Transcribe the material word for word, but without the images.

----- RECORDED INFORMATION -----

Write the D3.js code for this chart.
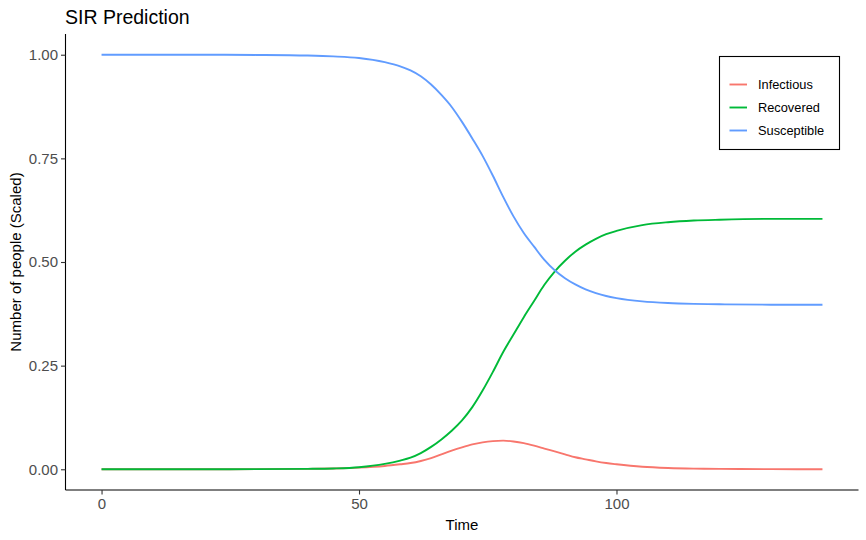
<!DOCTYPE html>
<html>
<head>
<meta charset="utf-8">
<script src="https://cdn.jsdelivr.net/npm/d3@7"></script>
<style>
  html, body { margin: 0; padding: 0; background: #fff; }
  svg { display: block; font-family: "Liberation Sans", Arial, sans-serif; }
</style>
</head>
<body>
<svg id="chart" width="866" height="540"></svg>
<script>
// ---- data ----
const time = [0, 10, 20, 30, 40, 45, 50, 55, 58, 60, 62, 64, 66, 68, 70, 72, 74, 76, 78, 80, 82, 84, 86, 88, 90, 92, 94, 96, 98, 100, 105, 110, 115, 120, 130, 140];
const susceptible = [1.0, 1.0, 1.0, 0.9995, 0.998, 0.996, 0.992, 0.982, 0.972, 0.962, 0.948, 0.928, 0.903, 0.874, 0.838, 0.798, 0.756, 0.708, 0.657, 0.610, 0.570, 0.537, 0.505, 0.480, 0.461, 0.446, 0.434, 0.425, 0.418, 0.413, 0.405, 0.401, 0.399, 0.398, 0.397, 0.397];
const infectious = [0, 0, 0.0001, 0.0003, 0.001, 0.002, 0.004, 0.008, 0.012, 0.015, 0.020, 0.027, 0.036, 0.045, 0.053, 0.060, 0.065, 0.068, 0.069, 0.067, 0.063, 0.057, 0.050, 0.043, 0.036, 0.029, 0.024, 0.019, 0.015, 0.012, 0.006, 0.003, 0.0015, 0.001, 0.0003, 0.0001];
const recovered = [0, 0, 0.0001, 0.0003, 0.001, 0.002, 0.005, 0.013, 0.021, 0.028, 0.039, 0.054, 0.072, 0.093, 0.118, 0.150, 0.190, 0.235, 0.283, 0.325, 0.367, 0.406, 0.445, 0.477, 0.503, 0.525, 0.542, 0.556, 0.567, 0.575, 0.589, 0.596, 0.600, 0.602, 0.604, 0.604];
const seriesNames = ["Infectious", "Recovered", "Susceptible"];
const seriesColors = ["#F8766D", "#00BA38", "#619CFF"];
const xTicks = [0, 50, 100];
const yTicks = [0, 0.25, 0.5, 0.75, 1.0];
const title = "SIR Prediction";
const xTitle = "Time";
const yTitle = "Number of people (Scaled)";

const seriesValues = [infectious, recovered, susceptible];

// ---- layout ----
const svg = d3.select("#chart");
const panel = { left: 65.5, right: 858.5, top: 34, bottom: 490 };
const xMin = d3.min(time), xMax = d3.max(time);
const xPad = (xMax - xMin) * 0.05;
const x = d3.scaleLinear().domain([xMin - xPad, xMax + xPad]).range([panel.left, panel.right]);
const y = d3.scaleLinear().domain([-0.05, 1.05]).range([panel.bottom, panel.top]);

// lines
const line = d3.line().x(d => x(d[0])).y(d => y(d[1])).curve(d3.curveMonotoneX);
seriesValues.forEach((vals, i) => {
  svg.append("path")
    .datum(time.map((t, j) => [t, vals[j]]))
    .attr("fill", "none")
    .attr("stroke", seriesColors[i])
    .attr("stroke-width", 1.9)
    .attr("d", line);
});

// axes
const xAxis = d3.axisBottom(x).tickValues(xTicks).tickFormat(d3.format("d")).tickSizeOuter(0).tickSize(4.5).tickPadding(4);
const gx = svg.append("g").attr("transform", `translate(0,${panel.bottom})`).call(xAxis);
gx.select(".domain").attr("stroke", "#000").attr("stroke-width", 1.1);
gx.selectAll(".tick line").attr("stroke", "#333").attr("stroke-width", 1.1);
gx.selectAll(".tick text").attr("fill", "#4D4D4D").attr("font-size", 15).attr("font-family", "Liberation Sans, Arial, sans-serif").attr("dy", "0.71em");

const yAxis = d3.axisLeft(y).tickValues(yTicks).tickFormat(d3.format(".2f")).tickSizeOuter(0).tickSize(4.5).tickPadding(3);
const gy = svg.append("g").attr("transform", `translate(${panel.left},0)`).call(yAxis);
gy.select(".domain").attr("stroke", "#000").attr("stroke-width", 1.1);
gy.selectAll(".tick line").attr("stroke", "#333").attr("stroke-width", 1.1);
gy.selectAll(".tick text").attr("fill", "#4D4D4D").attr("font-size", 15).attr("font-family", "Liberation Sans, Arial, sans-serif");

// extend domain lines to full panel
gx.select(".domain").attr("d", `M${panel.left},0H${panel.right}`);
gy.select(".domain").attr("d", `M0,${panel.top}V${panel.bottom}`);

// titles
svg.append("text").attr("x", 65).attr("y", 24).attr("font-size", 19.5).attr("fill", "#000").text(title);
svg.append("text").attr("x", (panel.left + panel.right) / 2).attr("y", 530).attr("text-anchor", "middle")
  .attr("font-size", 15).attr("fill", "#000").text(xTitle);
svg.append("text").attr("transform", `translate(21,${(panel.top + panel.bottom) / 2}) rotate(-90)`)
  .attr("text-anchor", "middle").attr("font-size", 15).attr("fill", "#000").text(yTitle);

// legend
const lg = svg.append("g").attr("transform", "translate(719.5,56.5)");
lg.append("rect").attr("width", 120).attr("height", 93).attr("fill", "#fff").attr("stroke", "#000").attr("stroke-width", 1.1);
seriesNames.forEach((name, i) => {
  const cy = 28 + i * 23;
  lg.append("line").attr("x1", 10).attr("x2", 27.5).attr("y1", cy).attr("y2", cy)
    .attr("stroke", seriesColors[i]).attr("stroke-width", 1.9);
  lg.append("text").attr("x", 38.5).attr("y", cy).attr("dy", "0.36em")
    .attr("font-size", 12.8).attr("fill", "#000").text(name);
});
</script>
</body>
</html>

-----

» **WORKED SOLUTION**
Write the D3.js code for this chart.
<!DOCTYPE html>
<html>
<head>
<meta charset="utf-8">
<script src="https://cdn.jsdelivr.net/npm/d3@7"></script>
<style>
  html, body { margin: 0; padding: 0; background: #fff; }
  svg { display: block; font-family: "Liberation Sans", Arial, sans-serif; }
</style>
</head>
<body>
<svg id="chart" width="866" height="540"></svg>
<script>
// ---- data ----
const time = [0, 10, 20, 30, 40, 45, 50, 55, 58, 60, 62, 64, 66, 68, 70, 72, 74, 76, 78, 80, 82, 84, 86, 88, 90, 92, 94, 96, 98, 100, 105, 110, 115, 120, 130, 140];
const susceptible = [1.0, 1.0, 1.0, 0.9995, 0.998, 0.996, 0.992, 0.982, 0.972, 0.962, 0.948, 0.928, 0.903, 0.874, 0.838, 0.798, 0.756, 0.708, 0.657, 0.610, 0.570, 0.537, 0.505, 0.480, 0.461, 0.446, 0.434, 0.425, 0.418, 0.413, 0.405, 0.401, 0.399, 0.398, 0.397, 0.397];
const infectious = [0, 0, 0.0001, 0.0003, 0.001, 0.002, 0.004, 0.008, 0.012, 0.015, 0.020, 0.027, 0.036, 0.045, 0.053, 0.060, 0.065, 0.068, 0.069, 0.067, 0.063, 0.057, 0.050, 0.043, 0.036, 0.029, 0.024, 0.019, 0.015, 0.012, 0.006, 0.003, 0.0015, 0.001, 0.0003, 0.0001];
const recovered = [0, 0, 0.0001, 0.0003, 0.001, 0.002, 0.005, 0.013, 0.021, 0.028, 0.039, 0.054, 0.072, 0.093, 0.118, 0.150, 0.190, 0.235, 0.283, 0.325, 0.367, 0.406, 0.445, 0.477, 0.503, 0.525, 0.542, 0.556, 0.567, 0.575, 0.589, 0.596, 0.600, 0.602, 0.604, 0.604];
const seriesNames = ["Infectious", "Recovered", "Susceptible"];
const seriesColors = ["#F8766D", "#00BA38", "#619CFF"];
const xTicks = [0, 50, 100];
const yTicks = [0, 0.25, 0.5, 0.75, 1.0];
const title = "SIR Prediction";
const xTitle = "Time";
const yTitle = "Number of people (Scaled)";

const seriesValues = [infectious, recovered, susceptible];

// ---- layout ----
const svg = d3.select("#chart");
const panel = { left: 65.5, right: 858.5, top: 34, bottom: 490 };
const xMin = d3.min(time), xMax = d3.max(time);
const xPad = (xMax - xMin) * 0.05;
const x = d3.scaleLinear().domain([xMin - xPad, xMax + xPad]).range([panel.left, panel.right]);
const y = d3.scaleLinear().domain([-0.05, 1.05]).range([panel.bottom, panel.top]);

// lines
const line = d3.line().x(d => x(d[0])).y(d => y(d[1])).curve(d3.curveMonotoneX);
seriesValues.forEach((vals, i) => {
  svg.append("path")
    .datum(time.map((t, j) => [t, vals[j]]))
    .attr("fill", "none")
    .attr("stroke", seriesColors[i])
    .attr("stroke-width", 1.9)
    .attr("d", line);
});

// axes
const xAxis = d3.axisBottom(x).tickValues(xTicks).tickFormat(d3.format("d")).tickSizeOuter(0).tickSize(4.5).tickPadding(4);
const gx = svg.append("g").attr("transform", `translate(0,${panel.bottom})`).call(xAxis);
gx.select(".domain").attr("stroke", "#000").attr("stroke-width", 1.1);
gx.selectAll(".tick line").attr("stroke", "#333").attr("stroke-width", 1.1);
gx.selectAll(".tick text").attr("fill", "#4D4D4D").attr("font-size", 15).attr("font-family", "Liberation Sans, Arial, sans-serif").attr("dy", "0.71em");

const yAxis = d3.axisLeft(y).tickValues(yTicks).tickFormat(d3.format(".2f")).tickSizeOuter(0).tickSize(4.5).tickPadding(3);
const gy = svg.append("g").attr("transform", `translate(${panel.left},0)`).call(yAxis);
gy.select(".domain").attr("stroke", "#000").attr("stroke-width", 1.1);
gy.selectAll(".tick line").attr("stroke", "#333").attr("stroke-width", 1.1);
gy.selectAll(".tick text").attr("fill", "#4D4D4D").attr("font-size", 15).attr("font-family", "Liberation Sans, Arial, sans-serif");

// extend domain lines to full panel
gx.select(".domain").attr("d", `M${panel.left},0H${panel.right}`);
gy.select(".domain").attr("d", `M0,${panel.top}V${panel.bottom}`);

// titles
svg.append("text").attr("x", 65).attr("y", 24).attr("font-size", 19.5).attr("fill", "#000").text(title);
svg.append("text").attr("x", (panel.left + panel.right) / 2).attr("y", 530).attr("text-anchor", "middle")
  .attr("font-size", 15).attr("fill", "#000").text(xTitle);
svg.append("text").attr("transform", `translate(21,${(panel.top + panel.bottom) / 2}) rotate(-90)`)
  .attr("text-anchor", "middle").attr("font-size", 15).attr("fill", "#000").text(yTitle);

// legend
const lg = svg.append("g").attr("transform", "translate(719.5,56.5)");
lg.append("rect").attr("width", 120).attr("height", 93).attr("fill", "#fff").attr("stroke", "#000").attr("stroke-width", 1.1);
seriesNames.forEach((name, i) => {
  const cy = 28 + i * 23;
  lg.append("line").attr("x1", 10).attr("x2", 27.5).attr("y1", cy).attr("y2", cy)
    .attr("stroke", seriesColors[i]).attr("stroke-width", 1.9);
  lg.append("text").attr("x", 38.5).attr("y", cy).attr("dy", "0.36em")
    .attr("font-size", 12.8).attr("fill", "#000").text(name);
});
</script>
</body>
</html>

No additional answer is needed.